#### [Material provided]
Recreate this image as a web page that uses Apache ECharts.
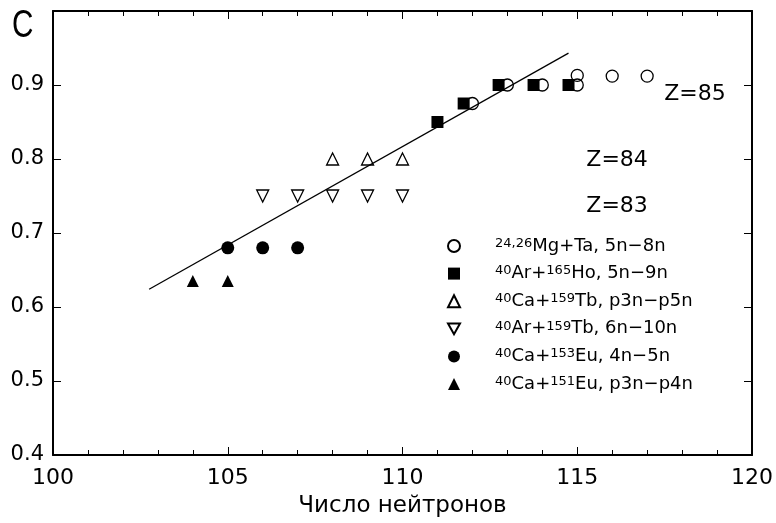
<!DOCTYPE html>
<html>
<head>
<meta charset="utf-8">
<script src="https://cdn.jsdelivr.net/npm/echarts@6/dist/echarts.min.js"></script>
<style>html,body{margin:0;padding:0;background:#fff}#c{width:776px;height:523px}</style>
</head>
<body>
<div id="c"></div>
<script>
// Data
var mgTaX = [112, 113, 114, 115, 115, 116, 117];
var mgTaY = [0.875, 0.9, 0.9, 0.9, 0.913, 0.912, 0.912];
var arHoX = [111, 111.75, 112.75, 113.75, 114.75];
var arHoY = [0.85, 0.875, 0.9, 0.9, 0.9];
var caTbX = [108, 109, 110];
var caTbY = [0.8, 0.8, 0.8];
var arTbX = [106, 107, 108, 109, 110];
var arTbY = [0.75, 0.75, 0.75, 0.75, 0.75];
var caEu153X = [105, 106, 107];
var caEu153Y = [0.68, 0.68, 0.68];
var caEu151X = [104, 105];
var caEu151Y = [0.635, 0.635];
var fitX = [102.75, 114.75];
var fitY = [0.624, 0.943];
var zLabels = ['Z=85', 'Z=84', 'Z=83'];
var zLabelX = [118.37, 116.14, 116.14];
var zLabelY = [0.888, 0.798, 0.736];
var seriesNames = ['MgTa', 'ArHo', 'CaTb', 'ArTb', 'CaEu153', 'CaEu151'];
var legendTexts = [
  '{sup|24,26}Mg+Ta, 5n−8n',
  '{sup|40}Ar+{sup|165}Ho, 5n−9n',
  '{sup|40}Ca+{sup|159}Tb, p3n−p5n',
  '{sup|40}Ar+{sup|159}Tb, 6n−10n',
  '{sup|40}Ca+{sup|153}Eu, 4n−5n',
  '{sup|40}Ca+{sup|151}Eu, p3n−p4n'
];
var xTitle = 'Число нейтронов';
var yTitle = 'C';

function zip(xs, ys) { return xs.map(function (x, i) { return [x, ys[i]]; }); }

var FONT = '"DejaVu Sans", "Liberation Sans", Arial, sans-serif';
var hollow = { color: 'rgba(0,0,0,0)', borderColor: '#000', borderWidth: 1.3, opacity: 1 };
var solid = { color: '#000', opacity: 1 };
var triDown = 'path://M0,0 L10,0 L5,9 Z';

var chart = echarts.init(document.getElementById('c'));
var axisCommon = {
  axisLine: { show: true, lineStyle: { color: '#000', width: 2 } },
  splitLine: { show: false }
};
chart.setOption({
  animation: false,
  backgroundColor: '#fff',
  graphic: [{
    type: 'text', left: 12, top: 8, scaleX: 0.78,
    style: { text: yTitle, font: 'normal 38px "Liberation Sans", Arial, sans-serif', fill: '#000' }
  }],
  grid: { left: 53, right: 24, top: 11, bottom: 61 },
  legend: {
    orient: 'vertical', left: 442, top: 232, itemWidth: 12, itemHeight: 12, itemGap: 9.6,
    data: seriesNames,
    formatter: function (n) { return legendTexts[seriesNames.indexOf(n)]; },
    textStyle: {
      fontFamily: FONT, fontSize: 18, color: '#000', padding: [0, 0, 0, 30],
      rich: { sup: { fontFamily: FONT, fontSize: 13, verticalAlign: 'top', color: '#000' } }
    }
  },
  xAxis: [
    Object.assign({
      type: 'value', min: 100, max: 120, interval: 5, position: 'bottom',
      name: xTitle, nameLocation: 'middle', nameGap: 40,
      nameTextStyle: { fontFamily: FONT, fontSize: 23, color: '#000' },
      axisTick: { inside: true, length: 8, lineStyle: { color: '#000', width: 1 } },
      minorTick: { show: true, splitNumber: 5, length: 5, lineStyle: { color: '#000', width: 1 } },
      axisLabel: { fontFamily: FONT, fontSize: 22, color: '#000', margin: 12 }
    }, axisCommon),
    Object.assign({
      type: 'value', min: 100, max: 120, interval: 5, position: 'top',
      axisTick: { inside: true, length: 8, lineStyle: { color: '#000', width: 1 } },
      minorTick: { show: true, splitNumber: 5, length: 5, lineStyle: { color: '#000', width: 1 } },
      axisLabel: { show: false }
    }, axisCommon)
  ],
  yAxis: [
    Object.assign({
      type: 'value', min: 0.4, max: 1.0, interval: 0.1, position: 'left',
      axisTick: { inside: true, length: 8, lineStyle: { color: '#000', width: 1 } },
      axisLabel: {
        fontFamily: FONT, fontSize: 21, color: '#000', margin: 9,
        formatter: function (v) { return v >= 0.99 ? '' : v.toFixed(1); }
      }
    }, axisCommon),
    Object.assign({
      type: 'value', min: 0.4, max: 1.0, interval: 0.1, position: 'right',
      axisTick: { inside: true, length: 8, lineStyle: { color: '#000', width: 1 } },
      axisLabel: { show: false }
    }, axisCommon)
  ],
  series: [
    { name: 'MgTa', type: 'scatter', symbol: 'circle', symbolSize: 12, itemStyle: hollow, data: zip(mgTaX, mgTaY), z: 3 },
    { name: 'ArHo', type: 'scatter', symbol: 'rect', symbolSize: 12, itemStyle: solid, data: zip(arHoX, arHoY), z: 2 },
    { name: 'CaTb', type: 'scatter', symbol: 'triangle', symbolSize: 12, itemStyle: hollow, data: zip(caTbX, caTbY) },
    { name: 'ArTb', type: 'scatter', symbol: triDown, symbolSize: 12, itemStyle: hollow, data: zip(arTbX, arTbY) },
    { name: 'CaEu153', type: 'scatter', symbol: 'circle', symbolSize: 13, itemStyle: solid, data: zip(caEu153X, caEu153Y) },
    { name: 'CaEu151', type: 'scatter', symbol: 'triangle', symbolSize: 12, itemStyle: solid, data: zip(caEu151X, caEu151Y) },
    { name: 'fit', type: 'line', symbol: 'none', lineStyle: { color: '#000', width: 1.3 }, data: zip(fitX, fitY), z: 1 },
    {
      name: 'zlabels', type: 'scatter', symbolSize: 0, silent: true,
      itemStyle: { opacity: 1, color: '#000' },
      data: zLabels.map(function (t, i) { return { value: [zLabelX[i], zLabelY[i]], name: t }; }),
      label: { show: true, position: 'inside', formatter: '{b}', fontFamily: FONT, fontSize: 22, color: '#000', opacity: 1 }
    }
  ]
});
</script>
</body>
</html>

#### [Exercise task]
From the data above, write out everything exactly except the pictures.

#### [Complete response]
Recreate this image as a web page that uses Apache ECharts.
<!DOCTYPE html>
<html>
<head>
<meta charset="utf-8">
<script src="https://cdn.jsdelivr.net/npm/echarts@6/dist/echarts.min.js"></script>
<style>html,body{margin:0;padding:0;background:#fff}#c{width:776px;height:523px}</style>
</head>
<body>
<div id="c"></div>
<script>
// Data
var mgTaX = [112, 113, 114, 115, 115, 116, 117];
var mgTaY = [0.875, 0.9, 0.9, 0.9, 0.913, 0.912, 0.912];
var arHoX = [111, 111.75, 112.75, 113.75, 114.75];
var arHoY = [0.85, 0.875, 0.9, 0.9, 0.9];
var caTbX = [108, 109, 110];
var caTbY = [0.8, 0.8, 0.8];
var arTbX = [106, 107, 108, 109, 110];
var arTbY = [0.75, 0.75, 0.75, 0.75, 0.75];
var caEu153X = [105, 106, 107];
var caEu153Y = [0.68, 0.68, 0.68];
var caEu151X = [104, 105];
var caEu151Y = [0.635, 0.635];
var fitX = [102.75, 114.75];
var fitY = [0.624, 0.943];
var zLabels = ['Z=85', 'Z=84', 'Z=83'];
var zLabelX = [118.37, 116.14, 116.14];
var zLabelY = [0.888, 0.798, 0.736];
var seriesNames = ['MgTa', 'ArHo', 'CaTb', 'ArTb', 'CaEu153', 'CaEu151'];
var legendTexts = [
  '{sup|24,26}Mg+Ta, 5n−8n',
  '{sup|40}Ar+{sup|165}Ho, 5n−9n',
  '{sup|40}Ca+{sup|159}Tb, p3n−p5n',
  '{sup|40}Ar+{sup|159}Tb, 6n−10n',
  '{sup|40}Ca+{sup|153}Eu, 4n−5n',
  '{sup|40}Ca+{sup|151}Eu, p3n−p4n'
];
var xTitle = 'Число нейтронов';
var yTitle = 'C';

function zip(xs, ys) { return xs.map(function (x, i) { return [x, ys[i]]; }); }

var FONT = '"DejaVu Sans", "Liberation Sans", Arial, sans-serif';
var hollow = { color: 'rgba(0,0,0,0)', borderColor: '#000', borderWidth: 1.3, opacity: 1 };
var solid = { color: '#000', opacity: 1 };
var triDown = 'path://M0,0 L10,0 L5,9 Z';

var chart = echarts.init(document.getElementById('c'));
var axisCommon = {
  axisLine: { show: true, lineStyle: { color: '#000', width: 2 } },
  splitLine: { show: false }
};
chart.setOption({
  animation: false,
  backgroundColor: '#fff',
  graphic: [{
    type: 'text', left: 12, top: 8, scaleX: 0.78,
    style: { text: yTitle, font: 'normal 38px "Liberation Sans", Arial, sans-serif', fill: '#000' }
  }],
  grid: { left: 53, right: 24, top: 11, bottom: 61 },
  legend: {
    orient: 'vertical', left: 442, top: 232, itemWidth: 12, itemHeight: 12, itemGap: 9.6,
    data: seriesNames,
    formatter: function (n) { return legendTexts[seriesNames.indexOf(n)]; },
    textStyle: {
      fontFamily: FONT, fontSize: 18, color: '#000', padding: [0, 0, 0, 30],
      rich: { sup: { fontFamily: FONT, fontSize: 13, verticalAlign: 'top', color: '#000' } }
    }
  },
  xAxis: [
    Object.assign({
      type: 'value', min: 100, max: 120, interval: 5, position: 'bottom',
      name: xTitle, nameLocation: 'middle', nameGap: 40,
      nameTextStyle: { fontFamily: FONT, fontSize: 23, color: '#000' },
      axisTick: { inside: true, length: 8, lineStyle: { color: '#000', width: 1 } },
      minorTick: { show: true, splitNumber: 5, length: 5, lineStyle: { color: '#000', width: 1 } },
      axisLabel: { fontFamily: FONT, fontSize: 22, color: '#000', margin: 12 }
    }, axisCommon),
    Object.assign({
      type: 'value', min: 100, max: 120, interval: 5, position: 'top',
      axisTick: { inside: true, length: 8, lineStyle: { color: '#000', width: 1 } },
      minorTick: { show: true, splitNumber: 5, length: 5, lineStyle: { color: '#000', width: 1 } },
      axisLabel: { show: false }
    }, axisCommon)
  ],
  yAxis: [
    Object.assign({
      type: 'value', min: 0.4, max: 1.0, interval: 0.1, position: 'left',
      axisTick: { inside: true, length: 8, lineStyle: { color: '#000', width: 1 } },
      axisLabel: {
        fontFamily: FONT, fontSize: 21, color: '#000', margin: 9,
        formatter: function (v) { return v >= 0.99 ? '' : v.toFixed(1); }
      }
    }, axisCommon),
    Object.assign({
      type: 'value', min: 0.4, max: 1.0, interval: 0.1, position: 'right',
      axisTick: { inside: true, length: 8, lineStyle: { color: '#000', width: 1 } },
      axisLabel: { show: false }
    }, axisCommon)
  ],
  series: [
    { name: 'MgTa', type: 'scatter', symbol: 'circle', symbolSize: 12, itemStyle: hollow, data: zip(mgTaX, mgTaY), z: 3 },
    { name: 'ArHo', type: 'scatter', symbol: 'rect', symbolSize: 12, itemStyle: solid, data: zip(arHoX, arHoY), z: 2 },
    { name: 'CaTb', type: 'scatter', symbol: 'triangle', symbolSize: 12, itemStyle: hollow, data: zip(caTbX, caTbY) },
    { name: 'ArTb', type: 'scatter', symbol: triDown, symbolSize: 12, itemStyle: hollow, data: zip(arTbX, arTbY) },
    { name: 'CaEu153', type: 'scatter', symbol: 'circle', symbolSize: 13, itemStyle: solid, data: zip(caEu153X, caEu153Y) },
    { name: 'CaEu151', type: 'scatter', symbol: 'triangle', symbolSize: 12, itemStyle: solid, data: zip(caEu151X, caEu151Y) },
    { name: 'fit', type: 'line', symbol: 'none', lineStyle: { color: '#000', width: 1.3 }, data: zip(fitX, fitY), z: 1 },
    {
      name: 'zlabels', type: 'scatter', symbolSize: 0, silent: true,
      itemStyle: { opacity: 1, color: '#000' },
      data: zLabels.map(function (t, i) { return { value: [zLabelX[i], zLabelY[i]], name: t }; }),
      label: { show: true, position: 'inside', formatter: '{b}', fontFamily: FONT, fontSize: 22, color: '#000', opacity: 1 }
    }
  ]
});
</script>
</body>
</html>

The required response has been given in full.